Stack Computers: the new wave (1989)

bmitc · on Aug 15, 2022

Does anyone know of the state of the art of stack and symbolic CPUs?

I'm reading a few books that address stack computers and also symbolic CPUs, ones which may run things like Forth, Prolog, and Lisp directly on the CPU (or more directly rather than via abstractions sitting on top of Von Neumann architectures). The ideas in the books, such as those in A High Performance Architecture for Prolog, seem important and useful, but it's hard to tell if they aren't useful in today's modern age or if they simply fell out of favor or interest.

In today's age with FGPAs, ASICs, RISC-V, etc., it seems ripe territory for custom CPU development, but about the only thing I know of that is along the lines of the above is the GreenArrays GA144 chip.

https://www.greenarraychips.com/

tdeck · on Aug 16, 2022

There were a bunch of Java chips in the early 2000s, and ARM cores with a subset of the JVM instruction set.

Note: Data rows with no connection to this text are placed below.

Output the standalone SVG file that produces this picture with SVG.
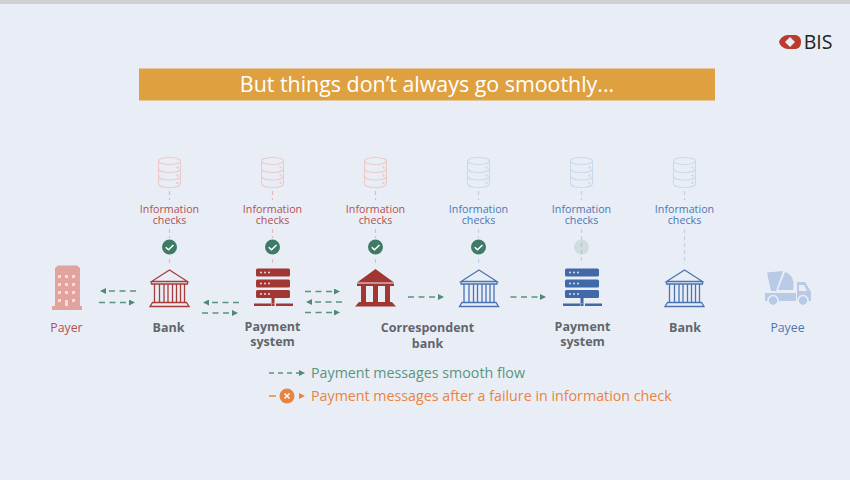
<svg xmlns="http://www.w3.org/2000/svg" width="850" height="480" viewBox="0 0 850 480">
<style>
text{font-family:"Open Sans","Noto Sans",sans-serif;text-anchor:middle}
.info{font-size:10.7px}
.red{fill:#b3504f}.blue{fill:#4d76b5}
.name{font-size:12.5px;font-weight:700;fill:#62666c}
.flow{fill:none;stroke:#5a9480;stroke-width:1.500;stroke-dasharray:6 4.500;marker-end:url(#ah)}
.vr{fill:none;stroke:#e3b9ba;stroke-width:1.200;stroke-dasharray:4 3}
.vb{fill:none;stroke:#c3d1e6;stroke-width:1.200;stroke-dasharray:4 3}
.db{fill:none;stroke-width:1.100}
.dbr{stroke:#eccaca;color:#eccaca}.dbb{stroke:#cbd9ec;color:#cbd9ec}
.bk{fill:none;stroke-width:1.300}
</style>
<defs>
<marker id="ah" viewBox="0 0 6 6" refX="3" refY="3" markerWidth="6" markerHeight="6" markerUnits="userSpaceOnUse" orient="auto"><path d="M0 0L6 3L0 6z" fill="#4f8a72"/></marker>
<marker id="aho" viewBox="0 0 6 6" refX="3" refY="3" markerWidth="6" markerHeight="6" markerUnits="userSpaceOnUse" orient="auto"><path d="M0 0L6 3L0 6z" fill="#e8843f"/></marker>
<g id="db">
<ellipse cx="0" cy="3.500" rx="11" ry="3.500"/>
<path d="M-11 3.500V26C-11 28.500 -6 30 0 30S11 28.500 11 26V3.500M-11 11C-11 13.500 -6 15 0 15S11 13.500 11 11M-11 18.500C-11 21 -6 22.500 0 22.500S11 21 11 18.500"/>
<circle cx="8" cy="10" r=".6" fill="currentColor"/><circle cx="8" cy="18" r=".6" fill="currentColor"/><circle cx="8" cy="25.500" r=".6" fill="currentColor"/>
</g>
<g id="chk"><circle r="7.500" fill="#3f7a66"/><path d="M-3.800 .2L-1 2.800L4 -2" fill="none" stroke="#fff" stroke-width="1.500"/></g>
<g id="bank">
<path d="M0 0.500L18 12H-18ZM-18 12V14.500H18V12M-15 14.500V33M15 14.500V33M-10 14.500V33M-5.500 14.500V33M-1.500 14.500V33M3 14.500V33M7 14.500V33M11 14.500V33M-15 33H15M-17 33H17L19.500 37H-19.500Z"/>
</g>
<g id="srv">
<rect x="0" y="0" width="34" height="8" rx="1.500"/><rect x="0" y="11" width="34" height="8" rx="1.500"/><rect x="0" y="21.500" width="34" height="8" rx="1.500"/>
<rect x="15.500" y="29" width="3" height="6"/><rect x="-2" y="35" width="17" height="2.500"/><rect x="15.500" y="35" width="3" height="2.500"/><rect x="20" y="35" width="17" height="2.500"/>
<g fill="#e9eef6"><circle cx="5" cy="4" r=".9"/><circle cx="9" cy="4" r=".9"/><circle cx="13" cy="4" r=".9"/><circle cx="5" cy="15" r=".9"/><circle cx="9" cy="15" r=".9"/><circle cx="13" cy="15" r=".9"/><circle cx="5" cy="25.500" r=".9"/><circle cx="9" cy="25.500" r=".9"/><circle cx="13" cy="25.500" r=".9"/></g>
</g>
</defs>
<rect width="850" height="480" fill="#e9eef6"/>
<rect width="850" height="4" fill="#d0d1d0"/>
<g id="logo">
<path d="M779 42C780 38 784 35 788 35H795C798 35 801 37 801 42C801 47 798 49 795 49H788C784 49 780 46 779 42Z" fill="#bd3a2f"/>
<path d="M790 37L795 42L790 47L785 42Z" fill="#e9eef6"/>
<text x="818" y="49" style="font-family:'Open Sans',sans-serif;font-size:19.5px" fill="#222">BIS</text>
</g>
<g id="title">
<rect x="139" y="68.500" width="576" height="32" fill="#dfa140"/>
<text x="427" y="92" font-size="21.400" fill="#fff">But things don’t always go smoothly...</text>
</g>
<g id="connectors">
<path class="vr" d="M169.500 191V200M169.500 229V238M169.500 259V264M272.500 191V200M272.500 229V238M272.500 259V264M375.500 191V200M375.500 229V238M375.500 259V264"/>
<path class="vb" d="M478.500 191V200M478.500 229V238M478.500 259V264M581.500 191V200M581.500 229V264M684.500 191V200M684.500 229V264"/>
<path class="flow" d="M136 291H103"/>
<path class="flow" d="M99 302.500H132"/>
<path class="flow" d="M239 302.500H206"/>
<path class="flow" d="M202 313H235"/>
<path class="flow" d="M305 291.500H337"/>
<path class="flow" d="M342 302H309"/>
<path class="flow" d="M305 312.500H337"/>
<path class="flow" d="M408 297H441"/>
<path class="flow" d="M510.500 297H543"/>
</g>
<g id="payer">
<path fill="#e2a29e" d="M55 268L58 265.500H77L80 268V306H82V310H52V306H55Z"/>
<g fill="#f3dede"><rect x="58" y="275" width="3" height="3"/><rect x="65" y="275" width="3" height="3"/><rect x="72" y="275" width="3" height="3"/><rect x="58" y="283" width="3" height="3"/><rect x="65" y="283" width="3" height="3"/><rect x="72" y="283" width="3" height="3"/><rect x="58" y="291" width="3" height="3"/><rect x="65" y="291" width="3" height="3"/><rect x="72" y="291" width="3" height="3"/><rect x="58" y="299" width="3" height="3"/><rect x="72" y="299" width="3" height="3"/><rect x="65" y="300" width="3" height="6"/></g>
<text x="66.500" y="332" font-size="12.300" class="red">Payer</text>
</g>
<g id="bank1">
<use href="#db" x="169.500" y="157.500" class="db dbr"/>
<text class="info red"><tspan x="169.500" y="212.500">Information</tspan><tspan x="169.500" y="224">checks</tspan></text>
<use href="#chk" x="169.500" y="247"/>
<use href="#bank" x="169.500" y="269.500" class="bk" stroke="#a83c38"/>
<text x="168.500" y="332" class="name">Bank</text>
</g>
<g id="ps1">
<use href="#db" x="272.500" y="157.500" class="db dbr"/>
<text class="info red"><tspan x="272.500" y="212.500">Information</tspan><tspan x="272.500" y="224">checks</tspan></text>
<use href="#chk" x="272.500" y="247"/>
<use href="#srv" x="256" y="268.500" fill="#a03733"/>
<text class="name"><tspan x="272.500" y="331">Payment</tspan><tspan x="272.500" y="346">system</tspan></text>
</g>
<g id="cb">
<use href="#db" x="375.500" y="157.500" class="db dbr"/>
<text class="info red"><tspan x="375.500" y="212.500">Information</tspan><tspan x="375.500" y="224">checks</tspan></text>
<use href="#chk" x="375.500" y="247"/>
<path fill="#a03733" d="M375.500 269L394 282.500H357ZM357 283.500H394V286H357ZM361 286H366V302H361ZM373 286H378V302H373ZM385 286H390V302H385ZM359 302H392L396 306.500H355Z"/>
<text class="name"><tspan x="427.500" y="332">Correspondent</tspan><tspan x="427.500" y="348">bank</tspan></text>
</g>
<g id="bank2">
<use href="#db" x="478.500" y="157.500" class="db dbb"/>
<text class="info blue"><tspan x="478.500" y="212.500">Information</tspan><tspan x="478.500" y="224">checks</tspan></text>
<use href="#chk" x="478.500" y="247"/>
<use href="#bank" x="479" y="269.500" class="bk" stroke="#4a73b3"/>
</g>
<g id="ps2">
<use href="#db" x="581.500" y="157.500" class="db dbb"/>
<text class="info blue"><tspan x="581.500" y="212.500">Information</tspan><tspan x="581.500" y="224">checks</tspan></text>
<circle cx="581.500" cy="247" r="7.500" fill="#3f7a66" opacity=".15"/>
<use href="#srv" x="565" y="268.500" fill="#4169a8"/>
<text class="name"><tspan x="582.500" y="331">Payment</tspan><tspan x="582.500" y="346">system</tspan></text>
</g>
<g id="bank3">
<use href="#db" x="684.500" y="157.500" class="db dbb"/>
<text class="info blue"><tspan x="684.500" y="212.500">Information</tspan><tspan x="684.500" y="224">checks</tspan></text>
<use href="#bank" x="684.500" y="269.500" class="bk" stroke="#4a73b3"/>
<text x="685" y="332" class="name">Bank</text>
</g>
<g id="payee">
<path fill="#b8cae5" d="M767 272.500L783 271L776 291H771ZM785 272C792 274 795 281 793 290H778ZM797 282H805L811 292V301H797ZM765 293H796V301H765Z"/>
<path fill="#e9eef6" d="M799 285H804L807 291H799Z"/>
<circle cx="773" cy="300.500" r="5" fill="#b8cae5" stroke="#e9eef6" stroke-width="1.500"/><circle cx="803" cy="300.500" r="5" fill="#b8cae5" stroke="#e9eef6" stroke-width="1.500"/>
<text x="787.500" y="332" font-size="12.300" class="blue">Payee</text>
</g>
<g id="legend">
<path d="M269 373H302" fill="none" stroke="#5a9480" stroke-width="1.500" stroke-dasharray="5 4" marker-end="url(#ah)"/>
<text x="311" y="378" font-size="14.250" fill="#5a9480" style="text-anchor:start">Payment messages smooth flow</text>
<path d="M269 396H276" fill="none" stroke="#e8843f" stroke-width="1.500"/>
<path d="M299 396H302" fill="none" stroke="#e8843f" stroke-width="1.500" marker-end="url(#aho)"/>
<circle cx="287" cy="396" r="7.500" fill="#e8843f"/>
<path d="M284.500 393.500L289.500 398.500M289.500 393.500L284.500 398.500" stroke="#fff" stroke-width="1.500"/>
<text x="311" y="401" font-size="14.250" fill="#e8843f" style="text-anchor:start">Payment messages after a failure in information check</text>
</g>
</svg>
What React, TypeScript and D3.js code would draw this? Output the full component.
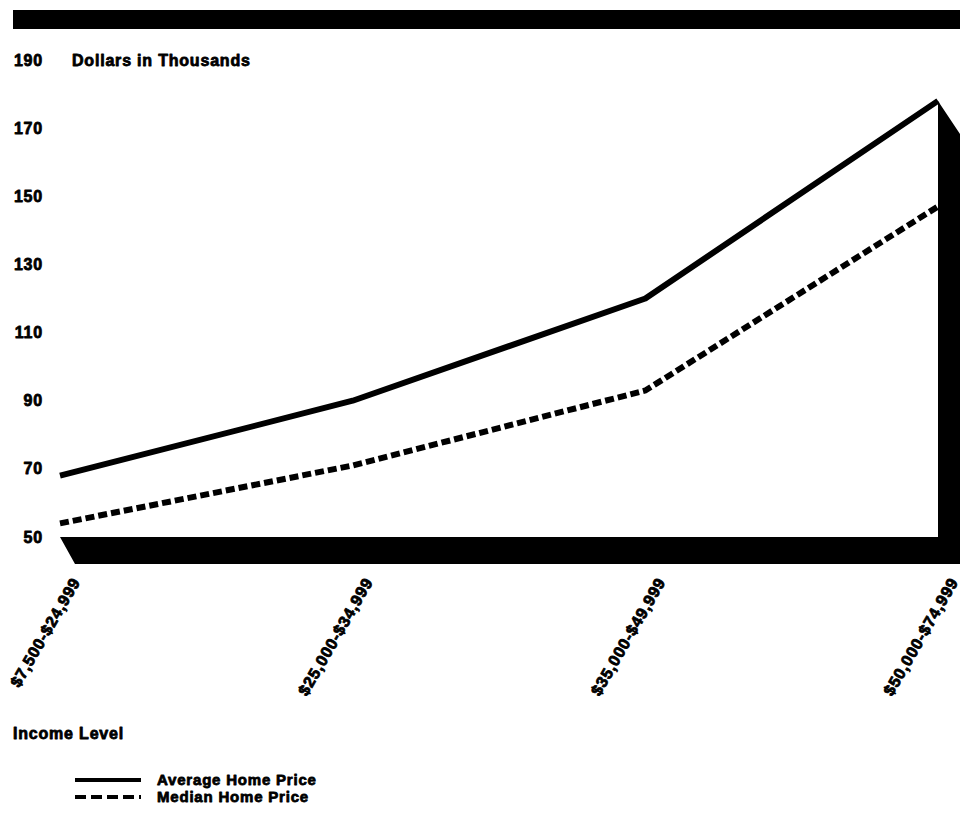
import { useEffect, useRef } from 'react';
import * as d3 from 'd3';

const incomeLevels = ['$7,500-$24,999', '$25,000-$34,999', '$35,000-$49,999', '$50,000-$74,999'];
const averagePrice = [68, 90, 120, 178];
const medianPrice = [54, 71, 93, 147];
const yTicks = [50, 70, 90, 110, 130, 150, 170, 190];

const FONT = '"Liberation Sans", Arial, Helvetica, sans-serif';

const App = () => {
  const svgRef = useRef<SVGSVGElement>(null);

  useEffect(() => {
    if (!svgRef.current) return;
    d3.select(svgRef.current).selectAll('*').remove();

    const width = 974;
    const height = 816;
    const svg = d3.select(svgRef.current).attr('width', width).attr('height', height);

    const x = d3.scalePoint<string>().domain(incomeLevels).range([60, 938]);
    const y = d3.scaleLinear().domain([50, 190]).range([537, 60]);

    const text = (sel: d3.Selection<SVGTextElement, unknown, null, undefined>, size = 16) =>
      sel
        .attr('font-family', FONT)
        .attr('font-weight', 'bold')
        .attr('font-size', `${size}px`)
        .attr('letter-spacing', '0.8px')
        .attr('fill', '#000')
        .attr('stroke', '#000')
        .attr('stroke-width', 0.8)
        .attr('stroke-linejoin', 'round');

    // Heavy bar across the top
    svg.append('rect').attr('x', 13).attr('y', 10).attr('width', 947).attr('height', 19).attr('fill', '#000');

    // Y tick labels
    yTicks.forEach((t) => {
      svg
        .append('text')
        .attr('x', 43)
        .attr('y', y(t))
        .attr('dy', '0.35em')
        .attr('text-anchor', 'end')
        .call(text)
        .text(t);
    });

    svg
      .append('text')
      .attr('x', 72)
      .attr('y', y(190))
      .attr('dy', '0.35em')
      .call(text)
      .text('Dollars in Thousands');

    // 3D floor and right wall as one shape
    const x0 = x(incomeLevels[0])!;
    const x3 = x(incomeLevels[3])!;
    const base = y(50);
    const floorBottom = base + 27;
    const wallTop = y(averagePrice[3]);

    svg
      .append('path')
      .attr(
        'd',
        `M${x0},${base}L${x3},${base}L${x3},${wallTop}L${x3 + 22},${wallTop + 33}` +
          `L${x3 + 22},${floorBottom}L${x0 + 15},${floorBottom}Z`
      )
      .attr('fill', '#000');

    const line = d3
      .line<number>()
      .x((_, i) => x(incomeLevels[i])!)
      .y((d) => y(d));

    svg
      .append('path')
      .datum(averagePrice)
      .attr('d', line)
      .attr('fill', 'none')
      .attr('stroke', '#000')
      .attr('stroke-width', 6)
      .attr('stroke-linejoin', 'round');

    svg
      .append('path')
      .datum(medianPrice)
      .attr('d', line)
      .attr('fill', 'none')
      .attr('stroke', '#000')
      .attr('stroke-width', 6)
      .attr('stroke-dasharray', '9,4');

    // X tick labels, rotated
    incomeLevels.forEach((lvl) => {
      const px = x(lvl)! + 16;
      const py = 579;
      svg
        .append('text')
        .attr('transform', `translate(${px},${py}) rotate(-60)`)
        .attr('text-anchor', 'end')
        .attr('dy', '0.35em')
        .call(text, 16)
        .text(lvl);
    });

    svg.append('text').attr('x', 13).attr('y', 733).attr('dy', '0.35em').call(text).text('Income Level');

    // Legend
    const legend = [
      { label: 'Average Home Price', dash: null as string | null, y: 780 },
      { label: 'Median Home Price', dash: '11,5', y: 797 },
    ];
    legend.forEach((l) => {
      svg
        .append('line')
        .attr('x1', 75)
        .attr('x2', 141)
        .attr('y1', l.y)
        .attr('y2', l.y)
        .attr('stroke', '#000')
        .attr('stroke-width', 4)
        .attr('stroke-dasharray', l.dash);
      svg
        .append('text')
        .attr('x', 157)
        .attr('y', l.y)
        .attr('dy', '0.35em')
        .call(text, 15)
        .text(l.label);
    });
  }, []);

  return <svg ref={svgRef} style={{ position: 'absolute', left: 0, top: 0, display: 'block', background: '#fff' }} />;
};

export default App;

https://en.m.wikipedia.org/wiki/Java_processor

https://en.m.wikipedia.org/wiki/Jazelle

abecedarius · on Aug 15, 2022

25 years old, but http://bernd-paysan.de/4stack.html sounded interesting at the time.

rwmj · on Aug 15, 2022

The conventional view is that stack computers didn't scale because they're very demanding in memory bandwidth - every operations ends up reading 2 operands from memory and perhaps writing one result back. Which is of course exactly the wrong thing because registers got much faster than RAM. But they're also elegantly small. Are there any stack computers used today, perhaps in systems where slow speed is not a problem but ultra small size (and code size) is an advantage? I only see https://en.wikipedia.org/wiki/ZPU_(microprocessor) (2008) - 442 LUTs(!).

dbcurtis · on Aug 15, 2022

Memory bandwidth can be managed by all manner of microarchitectural methods. The issue in the modern world is that doing any kind of register renaming that would allow issuing 4 or more instructions at a time gets convoluted very quickly. If you could crack that, the code density would be great. But in the end giving the compiler 32 or so architectural registers and adding a renaming backend with 100+ micro architectural registers is probably a good trade off and avoids gnarly logic long-paths.

Akronymus · on Aug 16, 2022

I could see a circular buffer implemented in the registers working. Basically keeping the top x of the stack loaded in the reigsters, and pushing/pulling values when you get close to the opposite end (pushing values to main memory if you get too full, pulling if you get too empty)

Dunno if I am explaining it well.

On a reread, I think I might just be stating what you did, but in different, worse, words.

Definitely a VERY different hardware architecture than "normal" machines though

Joker_vD · on Aug 16, 2022

AMD Am29000 family had exactly that. The problem is, you still have to be able to name registers indirectly, or you'll have to either give up on separate compilation or do link-time intra-procedural register allocation. Both of those things are, of course, feasible in small embedded environments... but not in general-purpose computing, especially if you want to bring in most of the pre-existing software in.

anamax · on Aug 16, 2022

The problem isn't just faking a stack with a fast buffer, it's figuring out where the sources are, or rather, will be, with pipelined execution, or worse yet, decoding multiple instructions at once.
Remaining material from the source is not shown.